▶ _Exercise requirements_
Word for word, transcribe the lines below and drop the pictures.

▶ _Given information_

※

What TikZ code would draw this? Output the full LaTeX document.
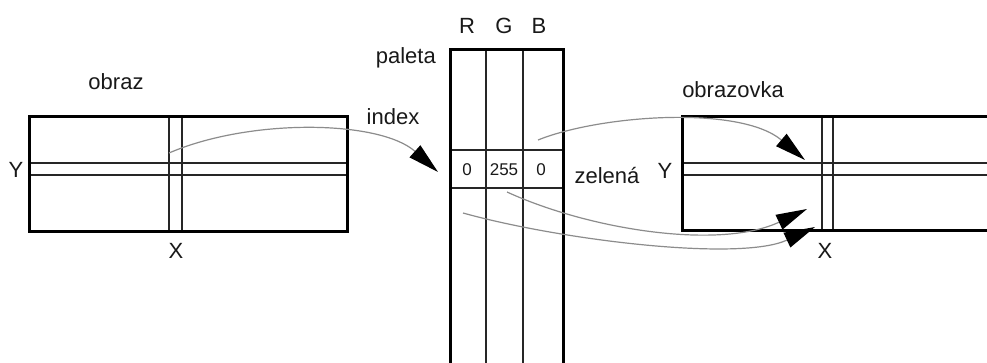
\documentclass[tikz,border=0pt]{standalone}
\usepackage{fontspec}
\setmainfont{Liberation Sans}
\usetikzlibrary{arrows.meta}
\tikzset{
  lbl/.style={inner sep=0pt, text=black!90, font=\fontsize{22}{24}\selectfont},
  num/.style={inner sep=0pt, text=black!90, font=\fontsize{17}{19}\selectfont},
  frame/.style={line width=3pt, draw=black},
  thin/.style={line width=1.1pt, draw=black!85},
  flow/.style={draw=black!45, line width=1.2pt, -{Triangle[length=31pt, width=16pt, color=black]}},
}
\begin{document}
\begin{tikzpicture}[x=1pt, y=-1pt]
\useasboundingbox (0,0) rectangle (987,363);
\clip (0,0) rectangle (987,363);
\fill[white] (0,0) rectangle (987,363);

% obraz
\draw[thin] (169,117) -- (169,232) (182,117) -- (182,232);
\draw[thin] (29,163) -- (347,163) (29,175) -- (347,175);
\node[frame, minimum width=318pt, minimum height=115pt, inner sep=0pt] (obraz) at (188,174.5) {};
\node[lbl] (tobraz) at (116,82) {obraz};
\node[lbl] (y1) at (16,170) {Y};
\node[lbl] (x1) at (176,251) {X};

% paleta
\draw[thin] (486,50) -- (486,370) (523,50) -- (523,370);
\draw[thin] (450,150) -- (563,150) (450,188) -- (563,188);
\draw[frame] (450,370) -- (450,50) -- (563,50) -- (563,370);
\node[lbl] (r) at (467,26) {R};
\node[lbl] (g) at (504,26) {G};
\node[lbl] (b) at (539,26) {B};
\node[lbl, anchor=east] (tpal) at (436,58) {paleta};
\node[lbl] (tindex) at (393,117) {index};
\node[num] (v0) at (467,170) {0};
\node[num] (v1) at (504,170) {255};
\node[num] (v2) at (541,170) {0};
\node[lbl] (tzel) at (607,176) {zelená};

% obrazovka
\draw[thin] (822,117) -- (822,231) (833,117) -- (833,231);
\draw[thin] (682,163) -- (990,163) (682,175) -- (990,175);
\draw[frame] (995,117) -- (682,117) -- (682,231) -- (995,231);
\node[lbl] (tscr) at (733,90) {obrazovka};
\node[lbl] (y2) at (665,171) {Y};
\node[lbl] (x2) at (825,251) {X};

% connectors
\coordinate (s1) at (169,153);
\coordinate (e1) at (438,172);
\coordinate (s2) at (538,140);
\coordinate (e2) at (805,160);
\coordinate (s3) at (507,192);
\coordinate (e3) at (807,209);
\coordinate (s4) at (463,213);
\coordinate (e4) at (815,227);
\draw[flow] (s1) .. controls (250,118) and (380,120) .. (e1);
\draw[flow] (s2) .. controls (600,115) and (740,105) .. (e2);
\draw[flow] (s3) .. controls (590,230) and (720,250) .. (e3);
\draw[flow] (s4) .. controls (560,240) and (740,262) .. (e4);
\end{tikzpicture}
\end{document}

※

▶ _Reply_
What TikZ code would draw this? Output the full LaTeX document.
\documentclass[tikz,border=0pt]{standalone}
\usepackage{fontspec}
\setmainfont{Liberation Sans}
\usetikzlibrary{arrows.meta}
\tikzset{
  lbl/.style={inner sep=0pt, text=black!90, font=\fontsize{22}{24}\selectfont},
  num/.style={inner sep=0pt, text=black!90, font=\fontsize{17}{19}\selectfont},
  frame/.style={line width=3pt, draw=black},
  thin/.style={line width=1.1pt, draw=black!85},
  flow/.style={draw=black!45, line width=1.2pt, -{Triangle[length=31pt, width=16pt, color=black]}},
}
\begin{document}
\begin{tikzpicture}[x=1pt, y=-1pt]
\useasboundingbox (0,0) rectangle (987,363);
\clip (0,0) rectangle (987,363);
\fill[white] (0,0) rectangle (987,363);

% obraz
\draw[thin] (169,117) -- (169,232) (182,117) -- (182,232);
\draw[thin] (29,163) -- (347,163) (29,175) -- (347,175);
\node[frame, minimum width=318pt, minimum height=115pt, inner sep=0pt] (obraz) at (188,174.5) {};
\node[lbl] (tobraz) at (116,82) {obraz};
\node[lbl] (y1) at (16,170) {Y};
\node[lbl] (x1) at (176,251) {X};

% paleta
\draw[thin] (486,50) -- (486,370) (523,50) -- (523,370);
\draw[thin] (450,150) -- (563,150) (450,188) -- (563,188);
\draw[frame] (450,370) -- (450,50) -- (563,50) -- (563,370);
\node[lbl] (r) at (467,26) {R};
\node[lbl] (g) at (504,26) {G};
\node[lbl] (b) at (539,26) {B};
\node[lbl, anchor=east] (tpal) at (436,58) {paleta};
\node[lbl] (tindex) at (393,117) {index};
\node[num] (v0) at (467,170) {0};
\node[num] (v1) at (504,170) {255};
\node[num] (v2) at (541,170) {0};
\node[lbl] (tzel) at (607,176) {zelená};

% obrazovka
\draw[thin] (822,117) -- (822,231) (833,117) -- (833,231);
\draw[thin] (682,163) -- (990,163) (682,175) -- (990,175);
\draw[frame] (995,117) -- (682,117) -- (682,231) -- (995,231);
\node[lbl] (tscr) at (733,90) {obrazovka};
\node[lbl] (y2) at (665,171) {Y};
\node[lbl] (x2) at (825,251) {X};

% connectors
\coordinate (s1) at (169,153);
\coordinate (e1) at (438,172);
\coordinate (s2) at (538,140);
\coordinate (e2) at (805,160);
\coordinate (s3) at (507,192);
\coordinate (e3) at (807,209);
\coordinate (s4) at (463,213);
\coordinate (e4) at (815,227);
\draw[flow] (s1) .. controls (250,118) and (380,120) .. (e1);
\draw[flow] (s2) .. controls (600,115) and (740,105) .. (e2);
\draw[flow] (s3) .. controls (590,230) and (720,250) .. (e3);
\draw[flow] (s4) .. controls (560,240) and (740,262) .. (e4);
\end{tikzpicture}
\end{document}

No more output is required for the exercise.